A hope, but also a realisation that sometimes we need to stop, look back, and come to see that in spite of the terrible speed the modern world loves to impose on us, in spite of the awful stress that we put ourselves under about money, possessions and living-it-up, what really matters in our lives is to make something small, something well-crafted and beautiful which can withstand the changes of fashion, the pressures of society and the expectations of those around us. Something with a soul. Something which even after 100 years of daily spins will still be here giving joy to the people who will come after us.

 

A couple of days after our experience on the 100 years old carousel in Bassano del Grappa, a little memory popped in my mind. I remembered that when I went ceramics shopping in Nove, I was told that the tradition of hand-making and -painting ceramics there dates back to the 14th century. Just stop for a minute and consider this. In a world where new types of jobs with newfangled names spring every year, there is a place in Europe, in Italy in fact where people, whole families, a whole community even have been partaking in the same craft for over 600 years.

The mind almost boggles trying to imagine such consistency, such dedication and such acceptance of one’s path in life as continuation of the local tradition.
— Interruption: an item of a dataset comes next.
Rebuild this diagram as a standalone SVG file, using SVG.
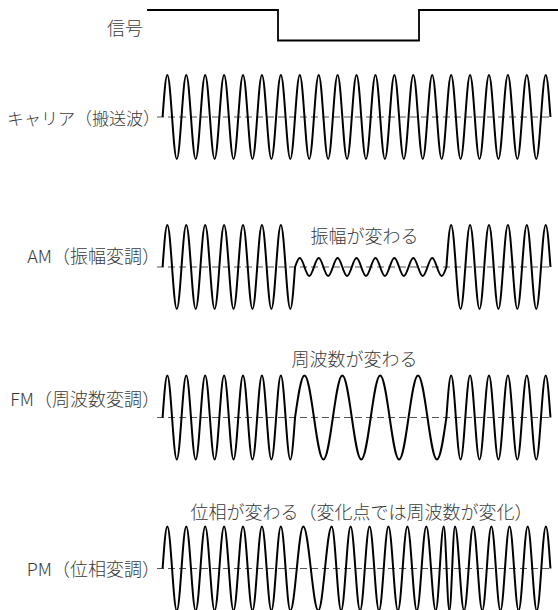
<svg xmlns="http://www.w3.org/2000/svg" width="558" height="610" viewBox="0 0 558 610">
<style>
.wave{fill:none;stroke:#000;stroke-width:2;stroke-linejoin:round}
.base{fill:none;stroke:#555;stroke-width:1;stroke-dasharray:7 4}
.sig{fill:none;stroke:#000;stroke-width:1.8}
.lbl{font-family:"Noto Sans CJK JP","Noto Sans",sans-serif;font-size:18px;font-weight:300;fill:#3a3a3a}
.end{text-anchor:end}
</style>
<rect width="558" height="610" fill="#fff"/>
<g id="signal">
<text class="lbl end" x="143" y="35">信号</text>
<path class="sig" d="M147,10 H278 V40.5 H419 V10 H558"/>
</g>
<g id="carrier">
<text class="lbl end" x="160" y="125" style="font-size:17px">キャリア（搬送波）</text>
<line class="base" x1="157" y1="117" x2="553" y2="117"/>
<path class="wave" d="M162.6,117 c1.581,-22.05 3.028,-42 4.73,-42
s3.149,19.95 4.73,42 s3.028,42 4.73,42 s3.149,-19.95 4.73,-42 s3.028,-42 4.73,-42
s3.149,19.95 4.73,42 s3.028,42 4.73,42 s3.149,-19.95 4.73,-42 s3.028,-42 4.73,-42
s3.149,19.95 4.73,42 s3.028,42 4.73,42 s3.149,-19.95 4.73,-42 s3.028,-42 4.73,-42
s3.149,19.95 4.73,42 s3.028,42 4.73,42 s3.149,-19.95 4.73,-42 s3.028,-42 4.73,-42
s3.149,19.95 4.73,42 s3.028,42 4.73,42 s3.149,-19.95 4.73,-42 s3.028,-42 4.73,-42
s3.149,19.95 4.73,42 s3.028,42 4.73,42 s3.149,-19.95 4.73,-42 s3.028,-42 4.73,-42
s3.149,19.95 4.73,42 s3.028,42 4.73,42 s3.149,-19.95 4.73,-42 s3.028,-42 4.73,-42
s3.149,19.95 4.73,42 s3.028,42 4.73,42 s3.149,-19.95 4.73,-42 s3.028,-42 4.73,-42
s3.149,19.95 4.73,42 s3.028,42 4.73,42 s3.149,-19.95 4.73,-42 s3.028,-42 4.73,-42
s3.149,19.95 4.73,42 s3.028,42 4.73,42 s3.149,-19.95 4.73,-42 s3.028,-42 4.73,-42
s3.149,19.95 4.73,42 s3.028,42 4.73,42 s3.149,-19.95 4.73,-42 s3.028,-42 4.73,-42
s3.149,19.95 4.73,42 s3.028,42 4.73,42 s3.149,-19.95 4.73,-42 s3.028,-42 4.73,-42
s3.149,19.95 4.73,42 s3.028,42 4.73,42 s3.149,-19.95 4.73,-42 s3.028,-42 4.73,-42
s3.149,19.95 4.73,42 s3.028,42 4.73,42 s3.149,-19.95 4.73,-42 s3.028,-42 4.73,-42
s3.149,19.95 4.73,42 s3.028,42 4.73,42 s3.149,-19.95 4.73,-42 s3.028,-42 4.73,-42
s3.149,19.95 4.73,42 s3.028,42 4.73,42 s3.149,-19.95 4.73,-42 s3.028,-42 4.73,-42
s3.149,19.95 4.73,42 s3.028,42 4.73,42 s3.149,-19.95 4.73,-42 s3.028,-42 4.73,-42
s3.149,19.95 4.73,42 s3.028,42 4.73,42 s3.149,-19.95 4.73,-42 s3.028,-42 4.73,-42
s3.149,19.95 4.73,42 s3.028,42 4.73,42 s3.149,-19.95 4.73,-42 s3.028,-42 4.73,-42
s3.149,19.95 4.73,42 s3.028,42 4.73,42 s3.149,-19.95 4.73,-42 s3.028,-42 4.73,-42
s3.149,19.95 4.73,42"/>
</g>
<g id="am">
<text class="lbl end" x="160" y="263">AM（振幅変調）</text>
<text class="lbl" x="310.5" y="243">振幅が変わる</text>
<line class="base" x1="157" y1="267" x2="553" y2="267"/>
<path class="wave" d="M162.6,267 c1.581,-22.05 3.028,-42 4.73,-42
s3.149,19.95 4.73,42 s3.028,42 4.73,42 s3.149,-19.95 4.73,-42 s3.028,-42 4.73,-42
s3.149,19.95 4.73,42 s3.028,42 4.73,42 s3.149,-19.95 4.73,-42 s3.028,-42 4.73,-42
s3.149,19.95 4.73,42 s3.028,42 4.73,42 s3.149,-19.95 4.73,-42 s3.028,-42 4.73,-42
s3.149,19.95 4.73,42 s3.028,42 4.73,42 s3.149,-19.95 4.73,-42 s3.028,-42 4.73,-42
s3.149,19.95 4.73,42 s3.028,42 4.73,42 s3.149,-19.95 4.73,-42 s3.028,-42 4.73,-42
s3.149,19.95 4.73,42 s3.028,42 4.73,42 s3.149,-19.95 4.73,-42 s3.028,-42 4.73,-42
s3.149,19.95 4.73,42 s3.028,42 4.73,42 s3.149,-19.95 4.73,-42
c1.581,-4.726 3.028,-9 4.73,-9
s3.149,4.274 4.73,9 s3.028,9 4.73,9 s3.149,-4.274 4.73,-9 s3.028,-9 4.73,-9
s3.149,4.274 4.73,9 s3.028,9 4.73,9 s3.149,-4.274 4.73,-9 s3.028,-9 4.73,-9
s3.149,4.274 4.73,9 s3.028,9 4.73,9 s3.149,-4.274 4.73,-9 s3.028,-9 4.73,-9
s3.149,4.274 4.73,9 s3.028,9 4.73,9 s3.149,-4.274 4.73,-9 s3.028,-9 4.73,-9
s3.149,4.274 4.73,9 s3.028,9 4.73,9 s3.149,-4.274 4.73,-9 s3.028,-9 4.73,-9
s3.149,4.274 4.73,9 s3.028,9 4.73,9 s3.149,-4.274 4.73,-9 s3.028,-9 4.73,-9
s3.149,4.274 4.73,9 s3.028,9 4.73,9 s3.149,-4.274 4.73,-9 s3.028,-9 4.73,-9
s3.149,4.274 4.73,9 s3.028,9 4.73,9 s3.149,-4.274 4.73,-9
c1.581,-22.05 3.028,-42 4.73,-42
s3.149,19.95 4.73,42 s3.028,42 4.73,42 s3.149,-19.95 4.73,-42 s3.028,-42 4.73,-42
s3.149,19.95 4.73,42 s3.028,42 4.73,42 s3.149,-19.95 4.73,-42 s3.028,-42 4.73,-42
s3.149,19.95 4.73,42 s3.028,42 4.73,42 s3.149,-19.95 4.73,-42 s3.028,-42 4.73,-42
s3.149,19.95 4.73,42 s3.028,42 4.73,42 s3.149,-19.95 4.73,-42 s3.028,-42 4.73,-42
s3.149,19.95 4.73,42 s3.028,42 4.73,42 s3.149,-19.95 4.73,-42 s3.028,-42 4.73,-42
s3.149,19.95 4.73,42"/>
</g>
<g id="fm">
<text class="lbl end" x="160" y="406">FM（周波数変調）</text>
<text class="lbl" x="291.5" y="366">周波数が変わる</text>
<line class="base" x1="157" y1="417.5" x2="553" y2="417.5"/>
<path class="wave" d="M162.6,417.5 c1.581,-22.05 3.028,-42 4.73,-42
s3.149,19.95 4.73,42 s3.028,42 4.73,42 s3.149,-19.95 4.73,-42 s3.028,-42 4.73,-42
s3.149,19.95 4.73,42 s3.028,42 4.73,42 s3.149,-19.95 4.73,-42 s3.028,-42 4.73,-42
s3.149,19.95 4.73,42 s3.028,42 4.73,42 s3.149,-19.95 4.73,-42 s3.028,-42 4.73,-42
s3.149,19.95 4.73,42 s3.028,42 4.73,42 s3.149,-19.95 4.73,-42 s3.028,-42 4.73,-42
s3.149,19.95 4.73,42 s3.028,42 4.73,42 s3.149,-19.95 4.73,-42 s3.028,-42 4.73,-42
s3.149,19.95 4.73,42 s3.028,42 4.73,42 s3.149,-19.95 4.73,-42 s3.028,-42 4.73,-42
s3.149,19.95 4.73,42 s3.028,42 4.73,42 s3.149,-19.95 4.73,-42
c3.162,-22.05 6.055,-42 9.46,-42
s6.298,19.95 9.46,42 s6.055,42 9.46,42 s6.298,-19.95 9.46,-42 s6.055,-42 9.46,-42
s6.298,19.95 9.46,42 s6.055,42 9.46,42 s6.298,-19.95 9.46,-42 s6.055,-42 9.46,-42
s6.298,19.95 9.46,42 s6.055,42 9.46,42 s6.298,-19.95 9.46,-42 s6.055,-42 9.46,-42
s6.298,19.95 9.46,42 s6.055,42 9.46,42 s6.298,-19.95 9.46,-42
c1.581,-22.05 3.028,-42 4.73,-42
s3.149,19.95 4.73,42 s3.028,42 4.73,42 s3.149,-19.95 4.73,-42 s3.028,-42 4.73,-42
s3.149,19.95 4.73,42 s3.028,42 4.73,42 s3.149,-19.95 4.73,-42 s3.028,-42 4.73,-42
s3.149,19.95 4.73,42 s3.028,42 4.73,42 s3.149,-19.95 4.73,-42 s3.028,-42 4.73,-42
s3.149,19.95 4.73,42 s3.028,42 4.73,42 s3.149,-19.95 4.73,-42 s3.028,-42 4.73,-42
s3.149,19.95 4.73,42 s3.028,42 4.73,42 s3.149,-19.95 4.73,-42 s3.028,-42 4.73,-42
s3.149,19.95 4.73,42"/>
</g>
<g id="pm">
<text class="lbl end" x="160" y="575.5">PM（位相変調）</text>
<text class="lbl" x="190.5" y="518.5">位相が変わる（変化点では周波数が変化）</text>
<line class="base" x1="157" y1="568.5" x2="553" y2="568.5"/>
<path class="wave" d="M162.6,568.5 c1.581,-22.05 3.028,-42 4.73,-42
s3.149,19.95 4.73,42 s3.028,42 4.73,42 s3.149,-19.95 4.73,-42 s3.028,-42 4.73,-42
s3.149,19.95 4.73,42 s3.028,42 4.73,42 s3.149,-19.95 4.73,-42 s3.028,-42 4.73,-42
s3.149,19.95 4.73,42 s3.028,42 4.73,42 s3.149,-19.95 4.73,-42 s3.028,-42 4.73,-42
s3.149,19.95 4.73,42 s3.028,42 4.73,42 s3.149,-19.95 4.73,-42 s3.028,-42 4.73,-42
s3.149,19.95 4.73,42 s3.028,42 4.73,42 s3.149,-19.95 4.73,-42 s3.028,-42 4.73,-42
s3.149,19.95 4.73,42 s3.028,42 4.73,42 s3.149,-19.95 4.73,-42 s3.028,-42 4.73,-42
s3.149,19.95 4.73,42 s3.028,42 4.73,42
c2.338,0 4.324,-19.95 6.495,-42 c2.171,-22.05 4.157,-42 6.495,-42
c2.699,0 4.993,19.95 7.5,42 c2.507,22.05 4.801,42 7.5,42
c2.411,0 4.460,-19.95 6.7,-42 c2.240,-22.05 4.289,-42 6.7,-42
c1.702,0 3.149,19.95 4.73,42 s3.028,42 4.73,42 s3.149,-19.95 4.73,-42 s3.028,-42 4.73,-42
s3.149,19.95 4.73,42 s3.028,42 4.73,42 s3.149,-19.95 4.73,-42 s3.028,-42 4.73,-42
s3.149,19.95 4.73,42 s3.028,42 4.73,42 s3.149,-19.95 4.73,-42 s3.028,-42 4.73,-42
s3.149,19.95 4.73,42 s3.028,42 4.73,42 s3.149,-19.95 4.73,-42 s3.028,-42 4.73,-42
s3.149,19.95 4.73,42 s3.028,42 4.73,42 s3.149,-19.95 4.73,-42 s3.028,-42 4.73,-42
s3.149,19.95 4.73,42 s3.028,42 4.73,42
c1.443,0 2.669,-19.95 4.01,-42 c1.341,-22.05 2.567,-42 4.01,-42
c1.008,0 1.864,19.95 2.8,42 c0.936,22.05 1.792,42 2.8,42
c1.008,0 1.864,-19.95 2.8,-42 c0.936,-22.05 1.792,-42 2.8,-42
c1.636,0 3.026,19.95 4.5455,42 s2.910,42 4.5455,42 s3.026,-19.95 4.5455,-42 s2.910,-42 4.5455,-42
s3.026,19.95 4.5455,42 s2.910,42 4.5455,42 s3.026,-19.95 4.5455,-42 s2.910,-42 4.5455,-42
s3.026,19.95 4.5455,42 s2.910,42 4.5455,42 s3.026,-19.95 4.5455,-42 s2.910,-42 4.5455,-42
s3.026,19.95 4.5455,42 s2.910,42 4.5455,42 s3.026,-19.95 4.5455,-42 s2.910,-42 4.5455,-42
s3.026,19.95 4.5455,42 s2.910,42 4.5455,42 s3.026,-19.95 4.5455,-42 s2.910,-42 4.5455,-42
s3.026,19.95 4.5455,42"/>
</g>
</svg>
The good thing is that Nove is only one of many such places in Italy where the present has a solid foundation in the old, and yet it brings it to the future through the scaling of the ancestral craft and the modernising of certain aspects of the production process.

And when I feel like the world is going mad, when everything moves too fast and too chaotically around me and in our lives, I realise now that I should take comfort in the thought that there are still places out there, here, close to me in Italy in fact, where time doesn’t equal a breathless succession of stressful uninspired days, a constant race in the name of a short-lived career or a sure burn-out top post.

I take comfort in the notion of time as glimpsed from that old carousel – as a steady, circular-driven motion which sweeps you off your feet, fills you up with the thrill of being alive, and yet every now and then it also gives you a chance to stop, get off and relax, even walk away without feeling guilty and then find a different point of view from which to enjoy the carousel, the people currently riding it and the surrounding reality.

And a year after year, a decade after decade and then a century after century time moves on, yet what we have created with dedication and love, with the beauty found in our hearts remains to remind the people of tomorrow that stopping to breathe and to look around, and to assess how you feel inside is all that matters in fact.